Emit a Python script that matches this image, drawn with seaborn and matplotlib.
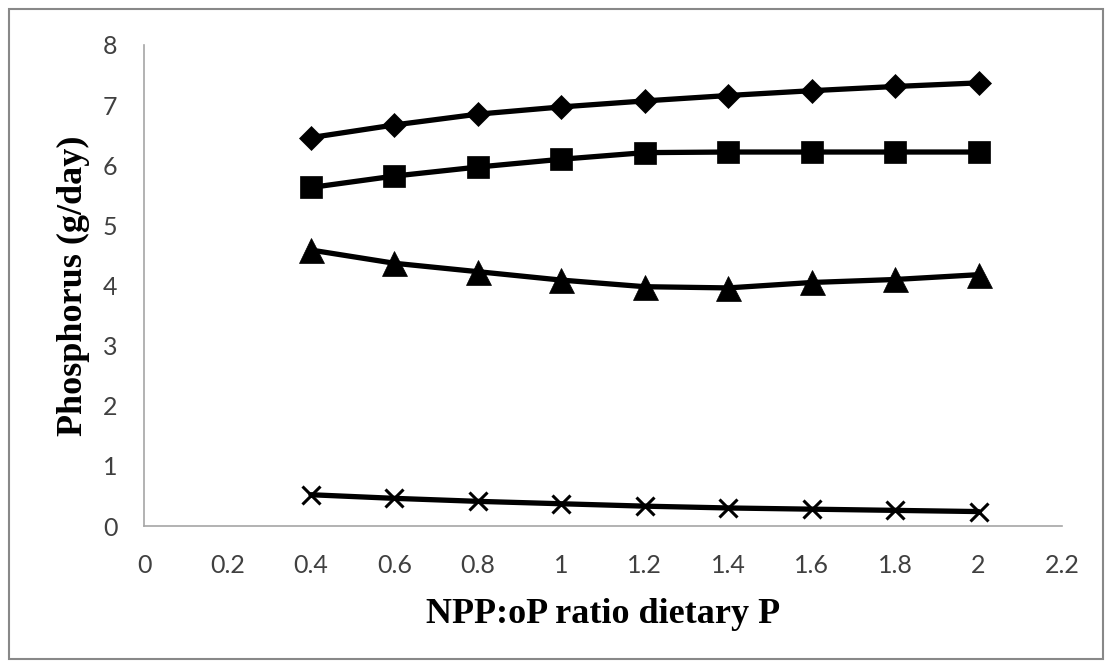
import matplotlib
matplotlib.use("Agg")
import matplotlib.pyplot as plt
import seaborn as sns
import pandas as pd
from matplotlib.patches import Rectangle

ratio = [0.4, 0.6, 0.8, 1.0, 1.2, 1.4, 1.6, 1.8, 2.0]
series_diamond = [6.46, 6.67, 6.85, 6.97, 7.07, 7.16, 7.24, 7.31, 7.37]
series_square = [5.63, 5.82, 5.97, 6.10, 6.21, 6.22, 6.22, 6.22, 6.22]
series_triangle = [4.59, 4.37, 4.23, 4.09, 3.98, 3.96, 4.05, 4.10, 4.18]
series_cross = [0.52, 0.46, 0.41, 0.37, 0.33, 0.30, 0.28, 0.26, 0.24]
x_ticks = [0, 0.2, 0.4, 0.6, 0.8, 1, 1.2, 1.4, 1.6, 1.8, 2, 2.2]
x_tick_labels = ["0", "0.2", "0.4", "0.6", "0.8", "1", "1.2", "1.4", "1.6", "1.8", "2", "2.2"]
y_ticks = [0, 1, 2, 3, 4, 5, 6, 7, 8]

sns.set_theme(style="white")
plt.rcParams["font.family"] = ["Lato", "DejaVu Sans"]

fig = plt.figure(figsize=(11.12, 6.68), dpi=100)
ax = fig.add_axes([144 / 1112, 1 - 526 / 668, (1062 - 144) / 1112, (526 - 45) / 668])

specs = [
    (series_diamond, "D", 12),
    (series_square, "s", 16.5),
    (series_triangle, "^", 18),
    (series_cross, "x", 13),
]
for vals, mk, ms in specs:
    df = pd.DataFrame({"x": ratio, "y": vals})
    sns.lineplot(data=df, x="x", y="y", ax=ax, color="black", linewidth=3.8,
                 marker=mk, markersize=ms, markeredgewidth=2.2 if mk == "x" else 0.5,
                 markeredgecolor="black", markerfacecolor="black", zorder=3)

ax.set_xlim(0, 2.2)
ax.set_ylim(0, 8)
ax.set_xticks(x_ticks)
ax.set_xticklabels(x_tick_labels)
ax.set_yticks(y_ticks)
ax.tick_params(axis="both", labelsize=18, length=0, colors="#404040")
ax.tick_params(axis="x", pad=20)
ax.tick_params(axis="y", pad=19)
for s in ["top", "right"]:
    ax.spines[s].set_visible(False)
for s in ["left", "bottom"]:
    ax.spines[s].set_color("#A6A6A6")
    ax.spines[s].set_linewidth(1.2)

ax.set_xlabel("NPP:oP ratio dietary P", fontfamily="Liberation Serif",
              fontweight="bold", fontsize=26, color="black")
ax.set_ylabel("Phosphorus (g/day)", fontfamily="Liberation Serif",
              fontweight="bold", fontsize=26, color="black")
ax.xaxis.set_label_coords(0.5, (526 - 598) / 481)
ax.yaxis.set_label_coords((90 - 144) / 918, 0.5)

fig.patches.append(Rectangle((9 / 1112, 9 / 668), (1103 - 9) / 1112, (659 - 9) / 668,
                             transform=fig.transFigure, fill=False,
                             edgecolor="#888888", linewidth=1.5))

fig.savefig("out.png", dpi=100)
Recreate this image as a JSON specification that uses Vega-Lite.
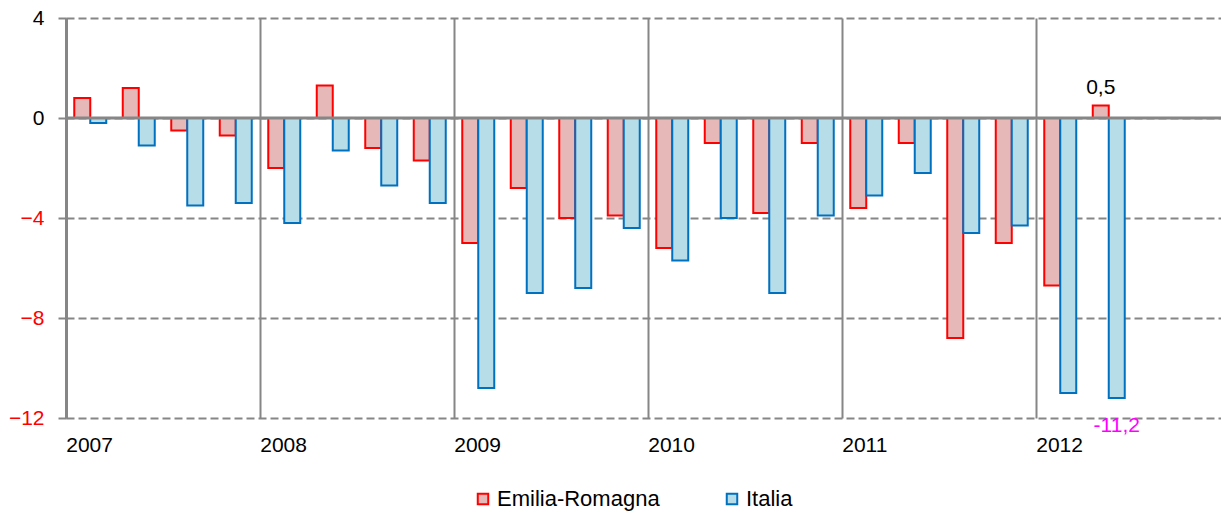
{
  "$schema": "https://vega.github.io/schema/vega-lite/v6.json",
  "width": 1164,
  "height": 400,
  "autosize": {"type": "none"},
  "padding": {"left": 66, "top": 18, "right": 0, "bottom": 95},
  "config": {"font": "Liberation Sans", "view": {"stroke": null}},
  "data": {"values": [
    {"q": "2007-1", "serie": "Emilia-Romagna", "v": 0.8}, {"q": "2007-1", "serie": "Italia", "v": -0.2},
    {"q": "2007-2", "serie": "Emilia-Romagna", "v": 1.2}, {"q": "2007-2", "serie": "Italia", "v": -1.1},
    {"q": "2007-3", "serie": "Emilia-Romagna", "v": -0.5}, {"q": "2007-3", "serie": "Italia", "v": -3.5},
    {"q": "2007-4", "serie": "Emilia-Romagna", "v": -0.7}, {"q": "2007-4", "serie": "Italia", "v": -3.4},
    {"q": "2008-1", "serie": "Emilia-Romagna", "v": -2.0}, {"q": "2008-1", "serie": "Italia", "v": -4.2},
    {"q": "2008-2", "serie": "Emilia-Romagna", "v": 1.3}, {"q": "2008-2", "serie": "Italia", "v": -1.3},
    {"q": "2008-3", "serie": "Emilia-Romagna", "v": -1.2}, {"q": "2008-3", "serie": "Italia", "v": -2.7},
    {"q": "2008-4", "serie": "Emilia-Romagna", "v": -1.7}, {"q": "2008-4", "serie": "Italia", "v": -3.4},
    {"q": "2009-1", "serie": "Emilia-Romagna", "v": -5.0}, {"q": "2009-1", "serie": "Italia", "v": -10.8},
    {"q": "2009-2", "serie": "Emilia-Romagna", "v": -2.8}, {"q": "2009-2", "serie": "Italia", "v": -7.0},
    {"q": "2009-3", "serie": "Emilia-Romagna", "v": -4.0}, {"q": "2009-3", "serie": "Italia", "v": -6.8},
    {"q": "2009-4", "serie": "Emilia-Romagna", "v": -3.9}, {"q": "2009-4", "serie": "Italia", "v": -4.4},
    {"q": "2010-1", "serie": "Emilia-Romagna", "v": -5.2}, {"q": "2010-1", "serie": "Italia", "v": -5.7},
    {"q": "2010-2", "serie": "Emilia-Romagna", "v": -1.0}, {"q": "2010-2", "serie": "Italia", "v": -4.0},
    {"q": "2010-3", "serie": "Emilia-Romagna", "v": -3.8}, {"q": "2010-3", "serie": "Italia", "v": -7.0},
    {"q": "2010-4", "serie": "Emilia-Romagna", "v": -1.0}, {"q": "2010-4", "serie": "Italia", "v": -3.9},
    {"q": "2011-1", "serie": "Emilia-Romagna", "v": -3.6}, {"q": "2011-1", "serie": "Italia", "v": -3.1},
    {"q": "2011-2", "serie": "Emilia-Romagna", "v": -1.0}, {"q": "2011-2", "serie": "Italia", "v": -2.2},
    {"q": "2011-3", "serie": "Emilia-Romagna", "v": -8.8}, {"q": "2011-3", "serie": "Italia", "v": -4.6},
    {"q": "2011-4", "serie": "Emilia-Romagna", "v": -5.0}, {"q": "2011-4", "serie": "Italia", "v": -4.3},
    {"q": "2012-1", "serie": "Emilia-Romagna", "v": -6.7}, {"q": "2012-1", "serie": "Italia", "v": -11.0},
    {"q": "2012-2", "serie": "Emilia-Romagna", "v": 0.5, "label": "0,5"}, {"q": "2012-2", "serie": "Italia", "v": -11.2, "label": "-11,2"}
  ]},
  "encoding": {
    "x": {
      "field": "q", "type": "nominal",
      "scale": {"domain": ["2007-1","2007-2","2007-3","2007-4","2008-1","2008-2","2008-3","2008-4","2009-1","2009-2","2009-3","2009-4","2010-1","2010-2","2010-3","2010-4","2011-1","2011-2","2011-3","2011-4","2012-1","2012-2","2012-3","2012-4"], "paddingInner": 0, "paddingOuter": 0},
      "axis": {"values": ["2007-1","2008-1","2009-1","2010-1","2011-1","2012-1"], "bandPosition": 0, "labelOffset": -24, "labelExpr": "substring(datum.value, 0, 4)", "labelAlign": "left", "labelBaseline": "top", "labelAngle": 0, "labelPadding": 16, "labelFontSize": 21, "labelColor": "black", "ticks": false, "domain": false, "grid": true, "gridColor": "#868686", "gridWidth": 2, "title": null, "labelOverlap": false, "labelFlush": false, "labelBound": false}
    },
    "xOffset": {"field": "serie", "type": "nominal", "scale": {"domain": ["Emilia-Romagna", "Italia"], "paddingInner": 0, "paddingOuter": 0.516}},
    "y": {
      "field": "v", "type": "quantitative",
      "scale": {"domain": [-12, 4], "nice": false, "zero": false},
      "axis": {"values": [-12, -8, -4, 0, 4], "grid": true, "gridDash": [8, 4], "gridColor": "#868686", "gridWidth": 2, "domainColor": "#868686", "domainWidth": 3, "tickColor": "#868686", "tickWidth": 2, "tickSize": 8, "labelFontSize": 21, "labelPadding": 14, "labelColor": {"condition": {"test": "datum.value < 0", "value": "#FF0000"}, "value": "black"}, "title": null}
    }
  },
  "layer": [
    {
      "mark": {"type": "bar", "strokeWidth": 2},
      "encoding": {
        "fill": {"field": "serie", "type": "nominal", "scale": {"domain": ["Emilia-Romagna", "Italia"], "range": ["#E6B9B8", "#B7DEE8"]},
          "legend": {"title": null, "orient": "none", "legendX": 406, "legendY": 470, "direction": "horizontal", "symbolType": "square", "symbolSize": 110, "symbolStrokeWidth": 2, "labelFontSize": 22, "labelLimit": 400, "labelColor": "black", "labelOffset": 3, "columnPadding": 61, "padding": 0}},
        "stroke": {"field": "serie", "type": "nominal", "scale": {"domain": ["Emilia-Romagna", "Italia"], "range": ["#FF0000", "#0070C0"]},
          "legend": {"title": null, "orient": "none", "legendX": 406, "legendY": 470, "direction": "horizontal", "symbolType": "square", "symbolSize": 110, "symbolStrokeWidth": 2, "labelFontSize": 22, "labelLimit": 400, "labelColor": "black", "labelOffset": 3, "columnPadding": 61, "padding": 0}}
      }
    },
    {
      "data": {"values": [{"z": 0}]},
      "mark": {"type": "rule", "color": "#868686", "strokeWidth": 3},
      "encoding": {"y": {"field": "z", "type": "quantitative"}, "x": null, "xOffset": null}
    },
    {
      "transform": [{"filter": "datum.serie == 'Emilia-Romagna' && datum.label"}],
      "mark": {"type": "text", "fontSize": 21, "baseline": "alphabetic", "dy": -12, "color": "black"},
      "encoding": {"text": {"field": "label"}}
    },
    {
      "transform": [{"filter": "datum.serie == 'Italia' && datum.label"}],
      "mark": {"type": "text", "fontSize": 21, "baseline": "alphabetic", "dy": 34, "color": "#FF00FF"},
      "encoding": {"text": {"field": "label"}}
    }
  ]
}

• • • •

WHAT THE TASK REQUIRES
Repeat the lines of the listing above verbatim, beginning at its first line and ending at the line containing "from matplotlib.patches import Rectangle", which is included. Omit pictures.

SOLUTION FOR THIS PROBLEM
Emit a Python script that matches this image, drawn with seaborn and matplotlib.
import matplotlib
matplotlib.use("Agg")
import matplotlib.pyplot as plt
import seaborn as sns
import pandas as pd
from matplotlib.patches import Rectangle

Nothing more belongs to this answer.